>> START

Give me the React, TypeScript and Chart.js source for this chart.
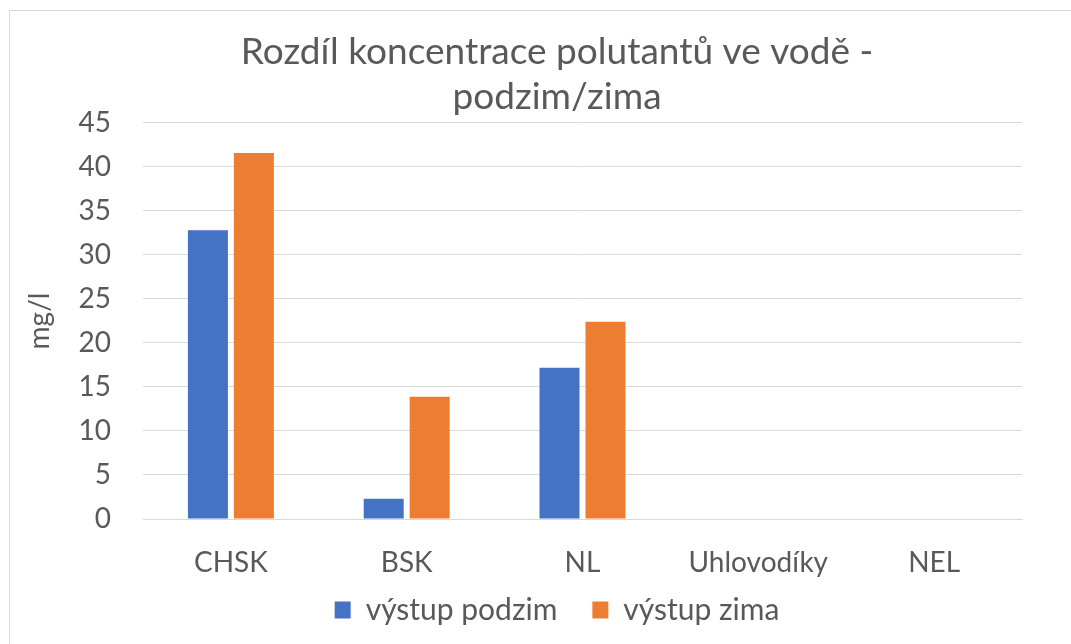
import React, { useEffect, useRef } from "react";
import { Chart, registerables } from "chart.js";

Chart.register(...registerables);

const categories = ["CHSK", "BSK", "NL", "Uhlovodíky", "NEL"];
const podzimValues = [32.8, 2.3, 17.2, 0, 0];
const zimaValues = [41.6, 13.9, 22.4, 0, 0];
const seriesNames = ["výstup podzim", "výstup zima"];
const titleLines = ["Rozdíl koncentrace polutantů ve vodě -", "podzim/zima"];
const yAxisTitle = "mg/l";

const FONT = "Lato, 'Noto Sans', sans-serif";
const TEXT = "#595959";
const GRID = "#d9d9d9";

const PAD_RIGHT = -43;
const PLOT_LEFT = 143;
const PLOT_RIGHT = 1022;
const PLOT_BOTTOM = 519;
const LEGEND_TOP = 581;

export default function App() {
  const ref = useRef<HTMLCanvasElement | null>(null);

  useEffect(() => {
    if (!ref.current) return;
    const chart = new Chart(ref.current, {
      type: "bar",
      data: {
        labels: categories,
        datasets: [
          {
            label: seriesNames[0],
            data: podzimValues,
            backgroundColor: "#4472C4",
            categoryPercentage: 0.523,
            barPercentage: 0.87,
            yAxisID: "y",
          },
          {
            label: seriesNames[1],
            data: zimaValues,
            backgroundColor: "#ED7D31",
            categoryPercentage: 0.523,
            barPercentage: 0.87,
            yAxisID: "y",
          },
        ],
      },
      options: {
        animation: false,
        responsive: false,
        maintainAspectRatio: false,
        layout: { padding: { left: 0, right: PAD_RIGHT, top: 0, bottom: 9 } },
        plugins: {
          title: {
            display: true,
            text: titleLines,
            color: TEXT,
            font: { family: FONT, size: 37, weight: "normal", lineHeight: 1.22 },
            padding: { top: 29, bottom: 3.7 },
          },
          legend: {
            position: "bottom",
            title: {
              display: true,
              text: "",
              font: { size: 1, lineHeight: 1 },
              padding: { top: -11, bottom: -11 },
            },
            labels: {
              color: TEXT,
              font: { family: FONT, size: 30 },
              boxWidth: 16,
              boxHeight: 17,
              padding: 35,
            },
          },
          tooltip: { enabled: false },
        },
        scales: {
          x: {
            grid: { display: false, drawTicks: false },
            border: { display: true, color: GRID },
            ticks: { color: TEXT, font: { family: FONT, size: 28 }, padding: 27, maxRotation: 0 },
            afterFit: (scale: any) => {
              scale.height = LEGEND_TOP - PLOT_BOTTOM;
            },
          },
          y: {
            position: "left",
            min: 0,
            max: 45,
            ticks: {
              stepSize: 5,
              color: TEXT,
              font: { family: FONT, size: 28 },
              padding: 32,
            },
            grid: { color: GRID, drawTicks: false, lineWidth: 1 },
            border: { display: false },
            title: {
              display: true,
              text: yAxisTitle,
              color: TEXT,
              font: { family: FONT, size: 28, lineHeight: 1.2 },
              padding: { top: 40 - 16.8, bottom: 0 },
            },
            afterFit: (scale: any) => {
              scale.width = PLOT_LEFT;
            },
          },
          yRight: {
            position: "right",
            display: true,
            grid: { display: false, drawOnChartArea: false, drawTicks: false },
            border: { display: false },
            ticks: { display: false },
            afterFit: (scale: any) => {
              scale.width = 1071 - PAD_RIGHT - PLOT_RIGHT;
            },
          },
        },
      },
    });
    return () => chart.destroy();
  }, []);

  return (
    <div style={{ position: "fixed", left: 0, top: 0, width: 1071, height: 644, background: "#fff" }}>
      <div
        style={{
          position: "absolute",
          left: 9,
          top: 10,
          width: 1080,
          height: 660,
          borderTop: "1px solid #d9d9d9",
          borderLeft: "1px solid #d9d9d9",
        }}
      />
      <canvas ref={ref} width={1071} height={644} style={{ position: "absolute", left: 0, top: 0 }} />
    </div>
  );
}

>> END

- The problem -
Look at the listing and set down only the lines from its start through the line with "Chart.register(...registerables);", word for word and without pictures.

- Task result -
Give me the React, TypeScript and Chart.js source for this chart.
import React, { useEffect, useRef } from "react";
import { Chart, registerables } from "chart.js";

Chart.register(...registerables);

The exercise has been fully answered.